Name	Type	Description
`process_func`	`Callable[[T], R]`	The function used to process each item.
`batch_size`	`int`	The number of items to process in each batch.
`pickle_file`	`Optional[str]`	The file to use for saving/loading progress.
`processed_items`	`List[T]`	A list of items that have been processed.
`results`	`List[R]`	A list of results from processing the items.
`recover_from_checkpoint`	`bool`	Whether to attempt to recover from a checkpoint.
`use_tqdm`	`bool`	Whether to use tqdm progress bars.

Source code in src/batch_processors/batchers.py

class BatchProcessor(Generic[T, R]):
    """
    A class for processing items in batches.
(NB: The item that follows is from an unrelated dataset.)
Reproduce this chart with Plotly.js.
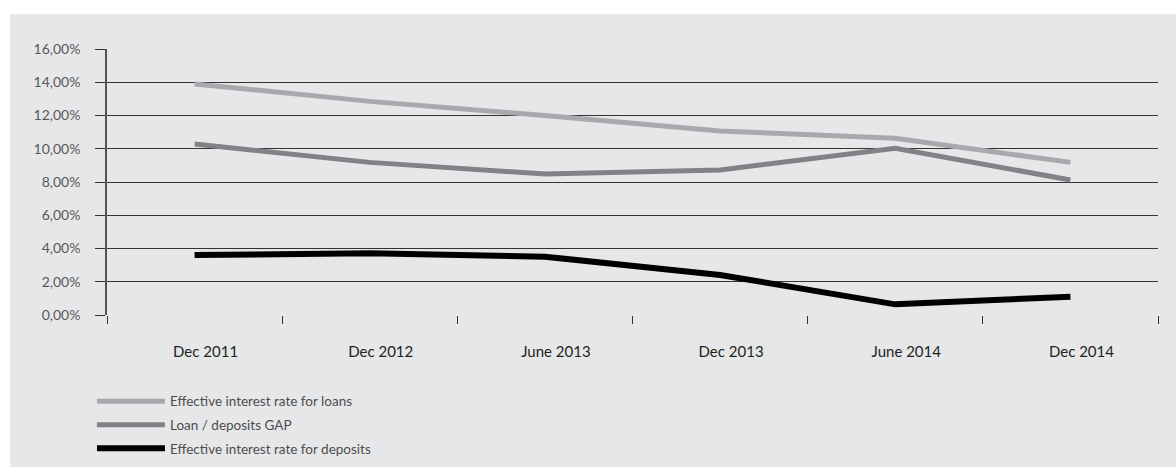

    This class takes an iterable of items, processes them in batches using a provided
    function, and optionally saves progress to allow for checkpoint recovery.

    Attributes:
        process_func (Callable[[T], R]): The function used to process each item.
        batch_size (int): The number of items to process in each batch.
        pickle_file (Optional[str]): The file to use for saving/loading progress.
        processed_items (List[T]): A list of items that have been processed.
        results (List[R]): A list of results from processing the items.
        recover_from_checkpoint (bool): Whether to attempt to recover from a checkpoint.
        use_tqdm (bool): Whether to use tqdm progress bars.
    """

    def __init__(
        self,
        process_func: Callable[[T], R],
        batch_size: int = 100,
        pickle_file: Optional[str] = None,
        logfile: Optional[str] = None,
        recover_from_checkpoint: bool = False,
        use_tqdm: bool = False,
    ):
        """
        Initialize the BatchProcessor.

        Args:
            process_func (Callable[[T], R]): The function to process each item.
            batch_size (int, optional): The number of items to process in each batch. Defaults to 100.
            pickle_file (Optional[str], optional): The file to use for saving/loading progress. Defaults to None.
            logfile (Optional[str], optional): The file to use for logging. Defaults to None.
            recover_from_checkpoint (bool, optional): Whether to attempt to recover from a checkpoint. Defaults to False.
            use_tqdm (bool, optional): Whether to use tqdm progress bars. Defaults to False.
        """
        self.process_func = process_func
        self.batch_size = batch_size
        self.pickle_file = pickle_file
        self.processed_items: List[T] = []
        self.results: List[R] = []
        self.recover_from_checkpoint = recover_from_checkpoint
        self.use_tqdm = use_tqdm

        # Set up logging
        self.logger = logging.getLogger(__name__)
        self.logger.setLevel(logging.INFO)
        self.logger.handlers = []  # Clear any existing handlers
        formatter = logging.Formatter("%(asctime)s - %(message)s")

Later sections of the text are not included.